The substitutionary logic and its NT typological reach. Leviticus 1:4’s laying-on-of-hands gesture, combined with the explicit atonement-language (“it shall be accepted for him to make atonement for him”), installs the substitutionary logic that the entire OT sacrificial system presupposes and that the NT will read as fulfilled in Christ. The chapter’s three-fold theological architecture — voluntary offering of an unblemished male, hand-laying for identification-with-substitute, atonement effected by the animal’s death — anticipates the NT pattern of Christ as the willing, sinless substitute whose death effects the believer’s atonement. Hebrews 10:5–10↗ (citing Ps 40:6-8) treats Christ’s bodily self-offering as fulfilling and displacing the OT animal-sacrifices. Ephesians 5:2↗ takes the chapter’s reiach-nichoach formula directly into Christology: Christ’s self-giving as “an offering and a sacrifice to God for a sweetsmelling savour.” 1 Peter 1:18–19↗ applies the chapter’s “without blemish” specification (tamim) to Christ as “a lamb without blemish and without spot.” The NT does not abolish the chapter’s logic; it identifies its fulfillment.

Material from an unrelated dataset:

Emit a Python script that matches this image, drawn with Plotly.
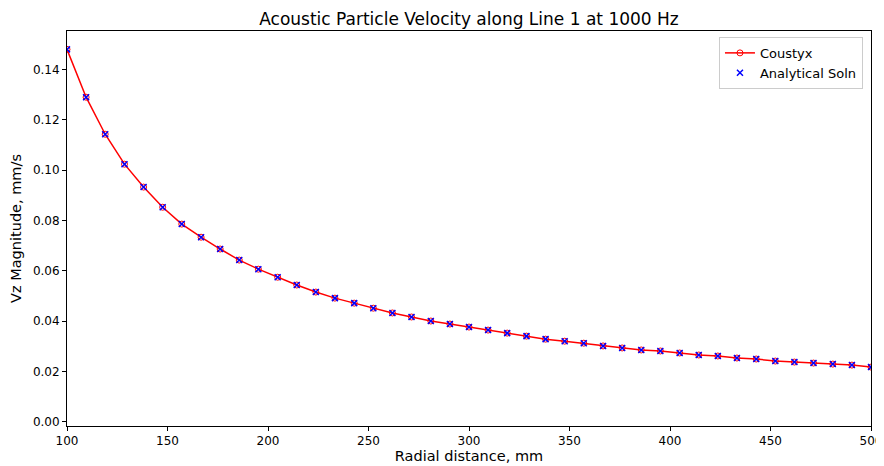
import plotly.graph_objects as go

radial_mm = [100, 109.5, 119.0, 128.6, 138.1, 147.6, 157.1, 166.7, 176.2, 185.7,
             195.2, 204.8, 214.3, 223.8, 233.3, 242.9, 252.4, 261.9, 271.4, 281.0,
             290.5, 300.0, 309.5, 319.0, 328.6, 338.1, 347.6, 357.1, 366.7, 376.2,
             385.7, 395.2, 404.8, 414.3, 423.8, 433.3, 442.9, 452.4, 461.9, 471.4,
             481.0, 490.5, 500.0]

vz_coustyx = [0.1480, 0.1290, 0.1143, 0.1024, 0.0933, 0.0853, 0.0786, 0.0734, 0.0687, 0.0643,
              0.0607, 0.0575, 0.0544, 0.0516, 0.0492, 0.0472, 0.0452, 0.0433, 0.0417, 0.0401,
              0.0389, 0.0377, 0.0365, 0.0353, 0.0341, 0.0329, 0.0321, 0.0313, 0.0302, 0.0294,
              0.0286, 0.0282, 0.0274, 0.0266, 0.0262, 0.0254, 0.0250, 0.0242, 0.0238, 0.0234,
              0.0230, 0.0226, 0.0218]

vz_analytical = list(vz_coustyx)

y_ticks = [0.00, 0.02, 0.04, 0.06, 0.08, 0.10, 0.12, 0.14]
x_ticks = [100, 150, 200, 250, 300, 350, 400, 450, 500]

font_family = "DejaVu Sans"

fig = go.Figure()
fig.add_trace(go.Scatter(
    x=radial_mm, y=vz_coustyx, mode="lines+markers", name="Coustyx",
    line=dict(color="red", width=1.5),
    marker=dict(symbol="circle-open", size=6, color="red", line=dict(width=1)),
))
fig.add_trace(go.Scatter(
    x=radial_mm, y=vz_analytical, mode="markers", name="Analytical Soln",
    marker=dict(symbol="x-thin", size=6, color="blue", line=dict(width=1.5, color="blue")),
))

axis_common = dict(
    showgrid=False, zeroline=False, showline=True, linecolor="black", linewidth=1,
    mirror=True, ticks="outside", ticklen=4, tickwidth=1, tickcolor="black",
    automargin=False,
    tickfont=dict(family=font_family, size=12, color="black"),
)

# page body has an 8px margin, so the figure is 8px smaller than the window
fig.update_layout(
    width=876, height=458,
    paper_bgcolor="white", plot_bgcolor="white",
    margin=dict(l=59, r=13, t=23, b=40),
    title=dict(text="Acoustic Particle Velocity along Line 1 at 1000 Hz",
               x=0.5, xref="paper", xanchor="center", y=0.976, yref="container", yanchor="middle",
               font=dict(family=font_family, size=17, color="black")),
    font=dict(family=font_family, color="black"),
    xaxis=dict(range=[100, 500], tickvals=x_ticks,
               title=dict(text="Radial distance, mm", font=dict(family=font_family, size=14.5), standoff=2),
               **axis_common),
    yaxis=dict(range=[-0.0016, 0.1553], tickvals=y_ticks, tickformat=".2f",
               title=dict(text="Vz Magnitude, mm/s", font=dict(family=font_family, size=14.5), standoff=8),
               **axis_common),
    legend=dict(x=0.990, y=0.985, xanchor="right", yanchor="top",
                bgcolor="rgba(255,255,255,0.8)", bordercolor="#cccccc", borderwidth=1,
                font=dict(family=font_family, size=13, color="black"),
                tracegroupgap=0, itemwidth=30),
    showlegend=True,
)

fig.write_html("out.html")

The burnt offering’s totality and the consecrated-life trajectory. The olah’s distinctive feature among the offerings is its totality: the entire animal is burned, with nothing held back for the priests or the offerer. Standard commentaries (Milgrom especially) read this as the chapter’s most theologically dense single structural feature — the offering that most fully expresses unreserved devotion. Romans 12:1↗ takes this totality-pattern into the believer’s life: “present your bodies a living sacrifice, holy, acceptable unto God, which is your reasonable service.” The same Pauline construction in Philippians 2:17↗ (Paul as a drink-offering poured out for the Philippians’ faith) and 2 Timothy 4:6↗ (“I am now ready to be offered, and the time of my departure is at hand”) extends the totality-of-devotion theology into the apostolic life. The chapter installs the OT pattern; the NT identifies its continuation in the believer’s whole-life offering to God.